When solving inequalities involving ABSOLUTE VALUE, there are 2 things you need to know:

- Rule #1: If |something| < k, then –k < something < k
- Rule #2: If |something| > k, then EITHER something > k OR something < -k
(Note: these rules assume that k is positive)

This is covered in the following video: https://www.gmatprepnow.com/module/gmat-algebra-and-equation-solving/vid...

GIVEN: |2x - 4| < 1
From Rule #1, we get: -1 < 2x - 4 < 1
----------------------------

Please note that we can test your theory by plugging in numbers.

For example, if |2x - 4| < 1, then one possible solution is x = 2
When we plug in x = 2, we get: |2(2) - 4| < 1
This simplifies to be |0| < 1, which is true.

You wrote: 2) 2x-4 < -1 ----- 2x < 3 ---- x < 1.5
This tells us that x must be less than 1.5, however we just showed that x = 2 is a possible solution.

Does that help?

Cheers,
Brent

### Thanks. Is there a similar

Thanks. Is there a similar rule for squares in inequalities? I mean is that the same rule if it was |2x-4|^2? Or is it different when we deal with squares? thanks ### There's no general rule; you

There's no general rule; you'll have to approach that format on a case-by-case basis.
That said, it would be VERY RARE to encounter a GMAT question involving the square of an absolute value.

Cheers,
Brent

### Actually my question is

Actually my question is different. I will rephrase. If there we are dealing with squares with inequalities, is there a rule that we can use just like you shared the rule for absolute values? thanks ### The rules/strategies won't be

The rules/strategies won't be the same.

Consider these examples:
If x² < 9, then we can write: -3 < x < 3
If x² < 49, then we can write: -7 < x < 7
If x² < 100, then we can write: -10 < x < 10

IN GENERAL: If x² < k (where k ≥ 0), then we can write: -√k < x < √k
-------------------------------------

What about when the square is greater than some value?
Consider these examples:
If x² > 9, then we can write: x > 3 or x < -3
If x² > 49, then we can write: x > 7 or x < -7
If x² > 121, then we can write: x > 11 or x < -11

IN GENERAL: If x² > k (where k ≥ 0), then we can write: x > √k or x < -√k

Does that help?

Cheers,
Brent

Thanks so much!

### Hi Brent, what if there were

Hi Brent, what if there were more than one value in the middle region? Would the 1st statement be sufficient in that case ? ### If there were MORE THAN ONE

If there were MORE THAN ONE integer value within the given range, then statement 1 would be insufficient, since there would be more than one possible value for x.
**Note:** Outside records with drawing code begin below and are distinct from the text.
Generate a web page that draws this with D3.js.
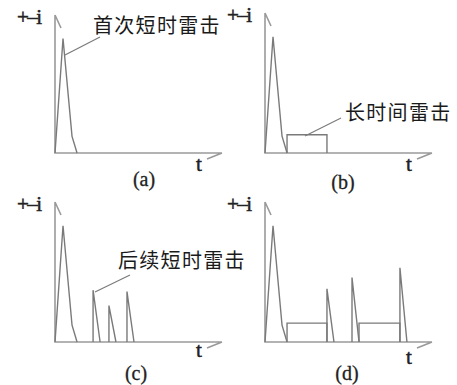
<!DOCTYPE html>
<html>
<head>
<meta charset="utf-8">
<script src="https://cdn.jsdelivr.net/npm/d3@7"></script>
<style>
  body { margin: 0; background: #fff; }
  svg { display: block; }
</style>
</head>
<body>
<svg id="chart" width="457" height="385"></svg>
<script>
// waveforms, t in 0..100, i in 0..100 (relative units)
var firstStroke = [[0, 0], [4.8, 83], [10.2, 12], [13.2, 0]];

var contB = [[13.2, 0], [13.2, 13], [37.1, 13], [37.1, 0]];

var subsequentC = [
	[[22.8, 0], [22.8, 37], [27, 0]],
	[[32.3, 0], [32.3, 26], [36.5, 0]],
	[[43.1, 0], [43.1, 36], [47.3, 0]]
];

var contD = [
	[[13.2, 0], [13.2, 13.5], [37.1, 13.5], [37.1, 0]],
	[[56.3, 0], [56.3, 13.5], [80.8, 13.5], [80.8, 0]]
];
var subsequentD = [
	[[37.1, 0], [37.1, 38], [41.3, 0]],
	[[52.1, 0], [52.1, 46], [56.3, 0]],
	[[80.8, 0], [80.8, 53], [85, 0]]
];

var panelNames = ["(a)", "(b)", "(c)", "(d)"];
var labels = ["首次短时雷击", "长时间雷击", "后续短时雷击", null];

var svg = d3.select("#chart"),
	axisColor = "#9a9a9a",
	waveColor = "#7a7a7a";

// panel origin = where the axes cross; lead = leader line in pixels
var panels = [
	{ ox: 55, oy: 153, h: 138, tY: 171, capY: 186, capX: 144, lab: [93, 33], lead: [65, 55, 100, 37] },
	{ ox: 265, oy: 153, h: 140, tY: 171, capY: 189, capX: 343, lab: [345, 120], lead: [305, 136, 341, 118] },
	{ ox: 55, oy: 342, h: 140, tY: 357, capY: 380, capX: 136, lab: [118, 268], lead: [95, 292, 130, 275] },
	{ ox: 265, oy: 342, h: 140, tY: 364, capY: 380, capX: 347, lab: null }
];

var waves = [
	[firstStroke],
	[firstStroke, contB],
	[firstStroke].concat(subsequentC),
	[firstStroke].concat(contD, subsequentD)
];

panels.forEach(function(p, k) {
	var x = d3.scaleLinear().domain([0, 100]).range([p.ox, p.ox + 167]),
		y = d3.scaleLinear().domain([0, 100]).range([p.oy, p.oy - p.h]),
		line = d3.line().x(function(d) { return x(d[0]); }).y(function(d) { return y(d[1]); });

	var g = svg.append("g");

	// axes with half arrows
	var top = p.oy - p.h, right = p.ox + 167;
	g.append("path")
		.attr("d", "M" + p.ox + "," + top + "V" + p.oy + "H" + right +
			"M" + p.ox + "," + top + "L" + (p.ox + 6) + "," + (top + 13) +
			"M" + right + "," + p.oy + "L" + (right - 15) + "," + (p.oy + 6))
		.attr("fill", "none")
		.attr("stroke", axisColor)
		.attr("stroke-width", 1.6);

	g.selectAll("path.wave")
		.data(waves[k])
		.enter().append("path")
		.attr("class", "wave")
		.attr("d", line)
		.attr("fill", "none")
		.attr("stroke", waveColor)
		.attr("stroke-width", 1.4);

	// axis names
	g.append("text")
		.attr("x", p.ox - 38).attr("y", top + 9)
		.attr("font-family", "Liberation Serif")
		.attr("font-size", 21)
		.attr("letter-spacing", -1.5)
		.attr("fill", "#222")
		.attr("stroke", "#222").attr("stroke-width", 0.5)
		.text("+–i");
	g.append("text")
		.attr("x", right - 26).attr("y", p.tY)
		.attr("font-family", "Liberation Serif")
		.attr("font-size", 21)
		.attr("fill", "#222")
		.attr("stroke", "#222").attr("stroke-width", 0.5)
		.text("t");
	g.append("text")
		.attr("x", p.capX).attr("y", p.capY)
		.attr("text-anchor", "middle")
		.attr("font-family", "Liberation Serif")
		.attr("font-size", 20)
		.attr("fill", "#222")
		.attr("stroke", "#222").attr("stroke-width", 0.3)
		.text(panelNames[k]);

	if (labels[k]) {
		g.append("text")
			.attr("x", p.lab[0]).attr("y", p.lab[1])
			.attr("font-family", "Noto Sans CJK SC")
			.attr("font-size", 20)
			.attr("letter-spacing", 1.3)
			.attr("fill", "#1a1a1a")
			.text(labels[k]);
		g.append("line")
			.attr("x1", p.lead[0]).attr("y1", p.lead[1])
			.attr("x2", p.lead[2]).attr("y2", p.lead[3])
			.attr("stroke", waveColor)
			.attr("stroke-width", 1.2);
	}
});
</script>
</body>
</html>
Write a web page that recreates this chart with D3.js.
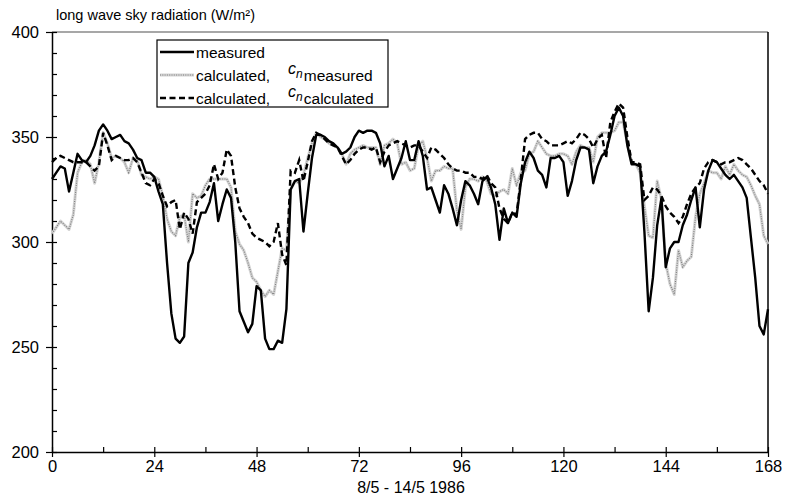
<!DOCTYPE html>
<html><head><meta charset="utf-8">
<script src="https://cdn.jsdelivr.net/npm/d3@7"></script>
<style>body{margin:0;background:#fff}svg{display:block;font-family:"Liberation Sans",Arial,sans-serif}</style>
</head><body><svg id="c" width="786" height="499"></svg>
<script>
const hours = d3.range(0, 169);
const xTicks = [0, 24, 48, 72, 96, 120, 144, 168];
const yTicks = [200, 250, 300, 350, 400];
const measured = [330,333,336,335,324,333,342,339,338,341,346,353,356,353,349,350,351,348,347,344,340,339,333,333,
331,324,318,290,266,254,252,255,290,295,307,314,314,319,328,310,318,325,321,300,267,262,257,261,
279,277,254,249,249,253,252,268,325,329,330,305,323,340,351,351,350,348,347,345,342,343,345,350,
353,352,353,353,352,347,336,341,330,335,340,348,339,339,348,341,325,326,320,314,327,323,316,308,
320,329,327,323,318,329,331,326,318,301,316,309,314,312,328,338,343,340,334,332,326,340,340,341,
338,322,329,339,345,345,344,328,336,341,343,351,360,364,360,346,337,337,336,305,267,283,308,321,
288,297,300,300,308,313,320,326,307,325,334,339,338,335,332,330,332,329,326,321,302,283,260,256,268];
const calcMeasured = [304,307,310,308,306,313,333,338,339,337,328,338,352,347,340,341,340,338,333,340,339,332,331,330,
331,330,322,311,305,303,312,313,300,323,321,322,327,330,330,330,330,330,326,305,299,296,290,283,
281,277,274,277,275,286,297,296,325,329,328,332,340,347,352,350,349,347,346,345,342,337,342,344,
345,346,345,345,345,337,346,347,349,347,337,338,334,335,346,348,340,329,334,334,336,335,335,315,
306,326,330,330,329,331,329,323,322,324,325,323,335,327,333,334,342,343,348,345,342,341,341,342,
342,341,337,343,346,345,345,338,350,352,352,352,353,357,357,347,338,337,333,317,303,302,329,320,
290,280,275,296,288,291,293,312,323,328,334,333,333,330,336,332,337,334,332,331,327,322,318,303,299];
const calcCalculated = [338,340,341,340,339,338,338,338,338,336,334,336,352,346,339,341,340,339,339,340,338,333,328,327,
330,328,322,317,319,320,306,314,311,304,319,321,323,327,337,330,333,344,341,326,316,312,309,304,
302,301,300,298,300,309,294,289,334,333,339,329,338,348,352,351,349,347,346,345,341,337,339,342,
344,345,345,344,345,338,343,346,347,348,347,346,345,346,346,343,340,345,344,342,340,337,335,334,
334,333,333,331,331,330,332,328,326,316,311,309,314,313,330,349,351,352,352,349,348,346,346,346,
347,348,347,349,352,351,349,345,349,351,340,357,362,366,364,350,338,338,337,320,322,326,325,322,
317,314,312,309,312,318,323,326,328,335,338,339,338,337,338,338,339,340,339,337,335,332,329,327,323];
const legendLabels = ["measured", "calculated,", "calculated,"];
const legendTails = ["", "measured", "calculated"];

const svg = d3.select("#c");
const L = 52, R = 768, T = 32, B = 452;
const x = d3.scaleLinear().domain([0, 168]).range([L, R]);
const y = d3.scaleLinear().domain([200, 400]).range([B, T]);

svg.append("line").attr("x1", L).attr("x2", R).attr("y1", T).attr("y2", T).attr("stroke", "#8a8a8a").attr("stroke-width", 1.5);
svg.append("line").attr("x1", R).attr("x2", R).attr("y1", T).attr("y2", B).attr("stroke", "#000").attr("stroke-width", 1.5);

const yAx = svg.append("g").attr("transform", `translate(${L},0)`);
yAx.call(d3.axisLeft(y).tickValues(d3.range(200, 401, 10)).tickSize(0).tickFormat(""));
yAx.select(".domain").attr("stroke", "#000").attr("stroke-width", 1.5);
yAx.selectAll(".tick line").remove();
yAx.selectAll(".tick").append("line").attr("x1", d => yTicks.includes(d) ? -6 : 0).attr("x2", 5).attr("stroke", "#000").attr("stroke-width", 1.2);
yAx.selectAll(".tick").filter(d => yTicks.includes(d)).append("text")
  .attr("x", -13).attr("dy", "0.35em").attr("text-anchor", "end").attr("fill", "#000")
  .style("font-size", "16.5px").text(d => d);

const xAx = svg.append("g").attr("transform", `translate(0,${B})`);
xAx.call(d3.axisBottom(x).tickValues(d3.range(0, 169, 12)).tickSize(0).tickFormat(""));
xAx.select(".domain").attr("stroke", "#000").attr("stroke-width", 1.5);
xAx.selectAll(".tick line").remove();
xAx.selectAll(".tick").append("line").attr("y1", -5).attr("y2", d => xTicks.includes(d) ? 5 : 0).attr("stroke", "#000").attr("stroke-width", 1.2);
xAx.selectAll(".tick").filter(d => xTicks.includes(d)).append("text")
  .attr("y", 20).attr("text-anchor", "middle").attr("fill", "#000")
  .style("font-size", "16.5px").text(d => d);

svg.append("text").attr("x", 411).attr("y", 493).attr("text-anchor", "middle").style("font-size", "16px").text("8/5 - 14/5 1986");
svg.append("text").attr("x", 56).attr("y", 20).style("font-size", "14.5px").text("long wave sky radiation (W/m²)");

const line = d3.line().x((d, i) => x(hours[i])).y(d => y(d));
const g = svg.append("g");
function greyLine(sel) {
  sel.append("path").attr("fill", "none").attr("stroke", "#d4d4d4").attr("stroke-width", 3).attr("stroke-linejoin", "round");
  sel.append("path").attr("fill", "none").attr("stroke", "#7e7e7e").attr("stroke-width", 1.1).attr("stroke-dasharray", "1,1.3");
}
const gg = g.append("g"); greyLine(gg); gg.selectAll("path").attr("d", line(calcMeasured));
g.append("path").attr("d", line(calcCalculated)).attr("fill", "none").attr("stroke", "#000").attr("stroke-width", 2.4).attr("stroke-dasharray", "6,3.5");
g.append("path").attr("d", line(measured)).attr("fill", "none").attr("stroke", "#000").attr("stroke-width", 2.4).attr("stroke-linejoin", "round");

const lg = svg.append("g");
lg.append("rect").attr("x", 157).attr("y", 40).attr("width", 231).attr("height", 67).attr("fill", "#fff").attr("stroke", "#000").attr("stroke-width", 1.2);
const rows = [52, 75, 98];
rows.forEach((ry, i) => {
  if (i === 0) lg.append("line").attr("x1", 160).attr("x2", 194).attr("y1", ry).attr("y2", ry).attr("stroke", "#000").attr("stroke-width", 2.4);
  if (i === 1) { const s = lg.append("g"); greyLine(s); s.selectAll("path").attr("d", `M160,${ry}H194`); }
  if (i === 2) lg.append("line").attr("x1", 160).attr("x2", 194).attr("y1", ry).attr("y2", ry).attr("stroke", "#000").attr("stroke-width", 2.4).attr("stroke-dasharray", "6,3.5");
  const t = lg.append("text").attr("x", 196).attr("y", ry + 5.5).style("font-size", "15.5px").text(legendLabels[i]);
  if (i > 0) {
    t.append("tspan").style("font-style", "italic").style("font-size", "16px").attr("dx", 18).attr("dy", -7).text("c");
    t.append("tspan").style("font-style", "italic").style("font-size", "12px").attr("dy", 4).text("n");
    t.append("tspan").attr("dy", 3).attr("dx", 1).text(legendTails[i]);
  }
});
</script></body></html>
### both statements are identical

both statements are identical in their solution, we can solve both equations and get only one integer satisfied which is 2 That's correct.

### Hi Brent, for St 1, since I

Hi Brent, for St 1, since I just regard it as normal Quadratic equation and arrive at x= 1 or 3, therefore insufficient. How will I know when to resolve it as quadrtic as it is or as number line way? Thanks Brent Be careful; the quadratic EQUATION x² - 4x + 3 = 0 is different from the quadratic INEQUALITY x² - 4x + 3 < 0.

In the EQUATION, we are saying that x² - 4x + 3 EQUALS 0.
In the INEQUALITY, we are saying that x² - 4x + 3 does NOT equal 0. Instead, we are saying that x² - 4x + 3 < 0.

### Thanks Brent for the

Thanks Brent for the clarification. So number line for inequality quadratic equation. Noted thanks!! That's correct.